* What to work on
Only the lines from the start of the data below through the line that contains "['#14cc88', '#f0475b', '#ffc000', '#c94df6', '#2f63f6'];" are to be copied, exactly and without pictures.

* Provided data
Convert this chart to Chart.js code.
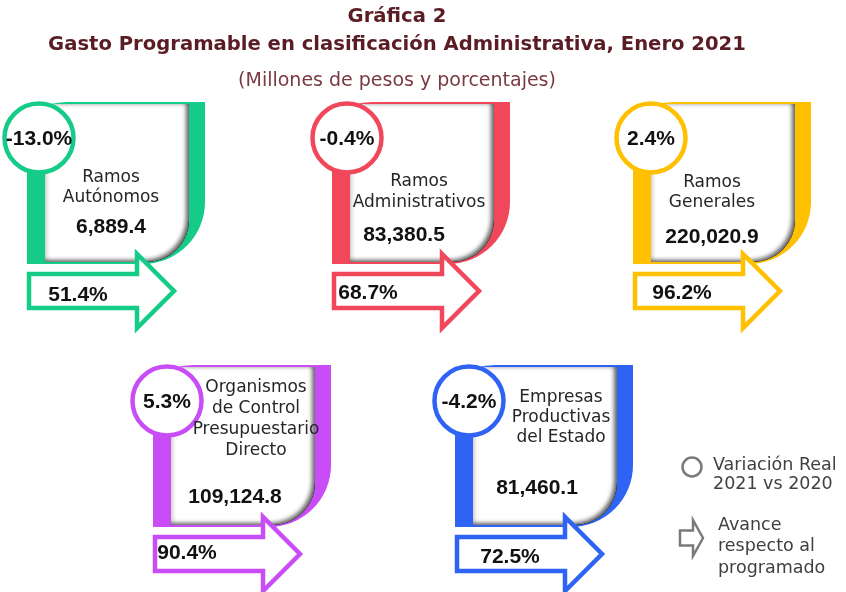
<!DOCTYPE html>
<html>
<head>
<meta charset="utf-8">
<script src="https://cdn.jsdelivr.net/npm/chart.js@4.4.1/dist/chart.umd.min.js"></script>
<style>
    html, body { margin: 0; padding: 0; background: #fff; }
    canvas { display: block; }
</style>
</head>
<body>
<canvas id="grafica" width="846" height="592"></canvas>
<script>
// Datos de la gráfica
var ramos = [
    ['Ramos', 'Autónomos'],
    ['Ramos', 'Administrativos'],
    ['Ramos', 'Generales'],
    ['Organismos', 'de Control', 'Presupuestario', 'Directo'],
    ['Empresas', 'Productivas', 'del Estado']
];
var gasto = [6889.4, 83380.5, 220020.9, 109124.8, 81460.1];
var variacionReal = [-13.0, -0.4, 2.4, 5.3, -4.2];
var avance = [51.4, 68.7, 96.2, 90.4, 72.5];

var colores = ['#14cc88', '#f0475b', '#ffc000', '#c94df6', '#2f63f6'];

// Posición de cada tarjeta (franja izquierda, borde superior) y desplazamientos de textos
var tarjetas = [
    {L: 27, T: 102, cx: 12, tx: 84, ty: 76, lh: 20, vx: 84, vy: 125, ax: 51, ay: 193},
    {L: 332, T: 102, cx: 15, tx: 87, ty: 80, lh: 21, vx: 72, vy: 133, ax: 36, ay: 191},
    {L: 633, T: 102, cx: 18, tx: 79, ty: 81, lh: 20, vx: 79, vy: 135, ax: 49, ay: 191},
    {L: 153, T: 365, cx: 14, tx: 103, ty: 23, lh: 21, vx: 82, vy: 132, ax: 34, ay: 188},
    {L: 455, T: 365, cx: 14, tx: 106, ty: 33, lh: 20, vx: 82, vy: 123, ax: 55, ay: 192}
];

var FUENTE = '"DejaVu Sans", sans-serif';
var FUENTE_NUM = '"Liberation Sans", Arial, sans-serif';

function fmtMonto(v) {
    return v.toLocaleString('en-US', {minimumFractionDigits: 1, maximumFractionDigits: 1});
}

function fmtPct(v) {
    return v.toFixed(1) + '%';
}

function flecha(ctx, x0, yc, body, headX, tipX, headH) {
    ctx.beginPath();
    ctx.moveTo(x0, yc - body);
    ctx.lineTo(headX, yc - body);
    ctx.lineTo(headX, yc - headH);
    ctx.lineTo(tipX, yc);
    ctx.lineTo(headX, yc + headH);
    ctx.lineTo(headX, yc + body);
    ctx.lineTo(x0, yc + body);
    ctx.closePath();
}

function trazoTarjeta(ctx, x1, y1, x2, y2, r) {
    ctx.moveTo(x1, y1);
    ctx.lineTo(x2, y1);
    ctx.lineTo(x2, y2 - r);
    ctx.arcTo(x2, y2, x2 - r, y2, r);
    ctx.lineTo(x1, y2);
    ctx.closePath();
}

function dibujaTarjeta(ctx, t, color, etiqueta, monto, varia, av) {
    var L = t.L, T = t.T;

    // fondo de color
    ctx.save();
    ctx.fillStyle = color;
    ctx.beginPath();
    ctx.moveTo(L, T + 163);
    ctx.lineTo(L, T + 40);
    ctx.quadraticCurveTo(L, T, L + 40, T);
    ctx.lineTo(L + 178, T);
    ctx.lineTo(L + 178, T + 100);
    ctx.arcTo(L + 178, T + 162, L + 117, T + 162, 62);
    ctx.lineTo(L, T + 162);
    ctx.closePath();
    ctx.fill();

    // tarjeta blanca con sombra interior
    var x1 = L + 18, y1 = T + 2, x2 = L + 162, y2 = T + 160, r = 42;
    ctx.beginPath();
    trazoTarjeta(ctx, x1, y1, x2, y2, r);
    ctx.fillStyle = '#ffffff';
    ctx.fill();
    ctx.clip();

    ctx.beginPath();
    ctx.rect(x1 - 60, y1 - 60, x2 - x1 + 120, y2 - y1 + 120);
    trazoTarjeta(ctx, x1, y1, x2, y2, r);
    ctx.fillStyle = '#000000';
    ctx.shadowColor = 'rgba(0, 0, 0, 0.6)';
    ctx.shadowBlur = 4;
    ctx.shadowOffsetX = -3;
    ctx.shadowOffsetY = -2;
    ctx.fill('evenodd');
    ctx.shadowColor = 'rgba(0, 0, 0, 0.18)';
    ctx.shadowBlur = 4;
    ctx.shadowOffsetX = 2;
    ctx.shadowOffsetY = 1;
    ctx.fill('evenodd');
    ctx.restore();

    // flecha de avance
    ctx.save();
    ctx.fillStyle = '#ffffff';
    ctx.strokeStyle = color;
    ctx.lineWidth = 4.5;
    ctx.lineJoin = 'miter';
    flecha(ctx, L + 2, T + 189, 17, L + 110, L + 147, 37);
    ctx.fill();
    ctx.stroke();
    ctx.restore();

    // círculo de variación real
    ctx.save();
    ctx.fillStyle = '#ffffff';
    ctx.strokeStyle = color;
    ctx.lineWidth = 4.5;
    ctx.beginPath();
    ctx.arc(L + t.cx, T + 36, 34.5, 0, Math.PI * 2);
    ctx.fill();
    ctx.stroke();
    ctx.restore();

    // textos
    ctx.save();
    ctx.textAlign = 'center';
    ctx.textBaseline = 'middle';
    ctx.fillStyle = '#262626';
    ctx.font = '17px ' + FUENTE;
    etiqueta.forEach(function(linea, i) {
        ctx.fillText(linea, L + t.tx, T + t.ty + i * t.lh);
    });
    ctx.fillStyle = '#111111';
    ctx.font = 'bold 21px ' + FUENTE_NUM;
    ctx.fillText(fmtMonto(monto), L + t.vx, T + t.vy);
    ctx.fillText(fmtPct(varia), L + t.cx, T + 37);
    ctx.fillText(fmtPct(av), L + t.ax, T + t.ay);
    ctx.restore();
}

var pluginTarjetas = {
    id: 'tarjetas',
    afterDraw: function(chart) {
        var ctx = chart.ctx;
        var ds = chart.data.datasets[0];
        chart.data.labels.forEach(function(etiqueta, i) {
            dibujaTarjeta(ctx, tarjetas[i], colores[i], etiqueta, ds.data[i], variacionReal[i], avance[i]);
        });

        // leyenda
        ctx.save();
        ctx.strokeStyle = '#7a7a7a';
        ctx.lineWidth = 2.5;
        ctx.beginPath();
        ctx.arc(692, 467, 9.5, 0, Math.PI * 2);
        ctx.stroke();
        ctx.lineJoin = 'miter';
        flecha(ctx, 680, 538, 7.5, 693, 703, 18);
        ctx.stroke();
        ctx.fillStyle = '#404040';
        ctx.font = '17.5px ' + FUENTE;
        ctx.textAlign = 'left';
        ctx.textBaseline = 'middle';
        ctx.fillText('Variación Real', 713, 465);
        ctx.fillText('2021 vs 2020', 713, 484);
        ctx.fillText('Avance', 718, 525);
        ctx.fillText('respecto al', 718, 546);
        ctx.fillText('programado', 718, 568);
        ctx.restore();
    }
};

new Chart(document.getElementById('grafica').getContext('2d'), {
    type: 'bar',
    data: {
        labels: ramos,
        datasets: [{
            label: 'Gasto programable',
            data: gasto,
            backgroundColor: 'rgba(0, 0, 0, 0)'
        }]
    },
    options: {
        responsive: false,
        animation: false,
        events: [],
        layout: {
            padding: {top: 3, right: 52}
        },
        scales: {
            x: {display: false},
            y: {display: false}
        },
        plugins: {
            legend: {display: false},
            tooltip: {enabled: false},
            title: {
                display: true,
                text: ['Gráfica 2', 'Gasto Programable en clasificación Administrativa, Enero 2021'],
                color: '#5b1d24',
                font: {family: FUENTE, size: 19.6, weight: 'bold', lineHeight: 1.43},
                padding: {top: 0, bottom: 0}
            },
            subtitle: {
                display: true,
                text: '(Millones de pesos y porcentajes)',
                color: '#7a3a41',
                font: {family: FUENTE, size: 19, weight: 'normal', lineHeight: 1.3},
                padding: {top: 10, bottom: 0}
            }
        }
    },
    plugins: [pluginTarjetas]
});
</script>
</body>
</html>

* Written answer
Convert this chart to Chart.js code.
<!DOCTYPE html>
<html>
<head>
<meta charset="utf-8">
<script src="https://cdn.jsdelivr.net/npm/chart.js@4.4.1/dist/chart.umd.min.js"></script>
<style>
    html, body { margin: 0; padding: 0; background: #fff; }
    canvas { display: block; }
</style>
</head>
<body>
<canvas id="grafica" width="846" height="592"></canvas>
<script>
// Datos de la gráfica
var ramos = [
    ['Ramos', 'Autónomos'],
    ['Ramos', 'Administrativos'],
    ['Ramos', 'Generales'],
    ['Organismos', 'de Control', 'Presupuestario', 'Directo'],
    ['Empresas', 'Productivas', 'del Estado']
];
var gasto = [6889.4, 83380.5, 220020.9, 109124.8, 81460.1];
var variacionReal = [-13.0, -0.4, 2.4, 5.3, -4.2];
var avance = [51.4, 68.7, 96.2, 90.4, 72.5];

var colores = ['#14cc88', '#f0475b', '#ffc000', '#c94df6', '#2f63f6'];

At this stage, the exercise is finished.